En suma, son tres los méritos formidables de este libro: el retorno de Lonoff y Amy Bellette (su breve y desesperado amor y la prolongadísima separación que supuso la muerte de él, y el modo en que se “comunicaron” durante los últimos cincuenta años), la despedida a Plimpton y el pulso asombrosamente firme que tiene el retrato de sí mismo que hace Zuckerman (o el retrato de Zuckerman que hace Roth).

Pero, para que el libro fuese un cabal retrato del declive, tenía que tener también su parte impotente, incontinente, patética, gagá: el mérito le corresponde a un par de diálogos imaginarios de Zuckerman con una morocha de veintipico (heredera texana pero progre, aspirante a escritora, torturadita, histericona como princesa judía, aunque rebase de sangre goy en sus venas), los dos diálogos están a la altura de Decepción (misericordiosamente olvidada en una inconseguible edición de Versal) o de los peores momentos de la saga Kepesh.

Pero que estén “es justo y necesario”, como decía la misa de mi infancia.

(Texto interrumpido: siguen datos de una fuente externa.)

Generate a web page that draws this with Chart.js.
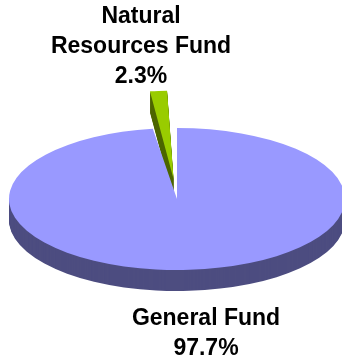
<!DOCTYPE html>
<html>
<head>
<meta charset="utf-8">
<script src="https://cdn.jsdelivr.net/npm/chart.js@4/dist/chart.umd.min.js"></script>
<style>
  html, body { margin: 0; padding: 0; background: #ffffff; }
  #wrap { position: relative; width: 342px; height: 361px; overflow: hidden; }
  #grafico { position: absolute; left: 0; top: 0; }
  .rotulo {
    position: absolute;
    width: 200px;
    text-align: center;
    font: bold 23px "Liberation Sans", Arial, sans-serif;
    line-height: 30px;
    color: #000000;
  }
  #rotulo0 { left: 106px; top: 302px; }
  #rotulo1 { left: 41px; top: 0px; }
</style>
</head>
<body>
<div id="wrap">
  <canvas id="grafico" width="342" height="361"></canvas>
  <div class="rotulo" id="rotulo0"></div>
  <div class="rotulo" id="rotulo1"></div>
</div>
<script>
// fundos e participacao (%)
const fundos = ["General Fund", "Natural Resources Fund"];
const linhasRotulo = [["General Fund"], ["Natural", "Resources Fund"]];
const percentuais = [97.7, 2.3];
const destaque = [0, 190];

const coresTopo = ["#9999FF", "#99CC00"];
const coresLado = ["#4D4D80", "#4D6600"];

// "3D": achata o pie na vertical e desenha a parede por baixo
const CENTRO_Y = 199;
const ACHATAMENTO = 71 / 168;
const PROFUNDIDADE = 21;

function achatar(ctx, arc) {
  ctx.translate(0, CENTRO_Y);
  ctx.scale(1, ACHATAMENTO);
  ctx.translate(0, -arc.y);
}

const pie3d = {
  id: "pie3d",
  beforeDatasetsDraw(chart) {
    const ctx = chart.ctx;
    const arcs = chart.getDatasetMeta(0).data;

    for (let d = PROFUNDIDADE; d >= 1; d--) {
      arcs.forEach((arc, i) => {
        ctx.save();
        // fatia sem destaque: so a metade da frente mostra parede
        if (!arc.options.offset) {
          ctx.beginPath();
          ctx.rect(0, CENTRO_Y, chart.width, chart.height);
          ctx.clip();
        }
        ctx.translate(0, d);
        achatar(ctx, arc);
        const opts = arc.options;
        arc.options = Object.assign({}, opts, { backgroundColor: coresLado[i] });
        arc.draw(ctx);
        arc.options = opts;
        ctx.restore();
      });
    }

    ctx.save();
    achatar(ctx, arcs[0]);
  },
  afterDatasetsDraw(chart) {
    chart.ctx.restore();
  }
};

const ctx = document.getElementById("grafico").getContext("2d");
new Chart(ctx, {
  type: "pie",
  data: {
    labels: fundos,
    datasets: [{
      data: percentuais,
      backgroundColor: coresTopo,
      borderWidth: 0,
      offset: destaque,
      radius: 168,
      clip: false
    }]
  },
  options: {
    responsive: false,
    animation: false,
    layout: { padding: { left: 12, right: 0, top: 0, bottom: 0 } },
    plugins: {
      legend: { display: false },
      tooltip: { enabled: false }
    }
  },
  plugins: [pie3d]
});

// rotulos com nome e percentual
fundos.forEach((nome, i) => {
  const el = document.getElementById("rotulo" + i);
  const linhas = linhasRotulo[i].concat([percentuais[i].toFixed(1) + "%"]);
  el.innerHTML = linhas.map(l => `<div>${l}</div>`).join("");
});
</script>
</body>
</html>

Aun cuando produzcan escalofríos y arcadas de vergüenza, tenían que estar. Otro escritor no los habría puesto. Roth, o mejor dicho Zuckerman, sí. Y ésa es la otra cosa que le admiro, incluso cuando no me gusta lo que escribe: los cojones con que siempre se expone y se arriesga. Esos cojones que llevan al rendido Nathan Zuckerman a decir, en cierto momento de Sale el espectro: “Este libro debería llamarse Hombre en pañales. Hombre viejo en pañales” (en inglés es aun más contundente: Old man in diapers). Me pregunto si Roth no debió haberle concedido esa última voluntad.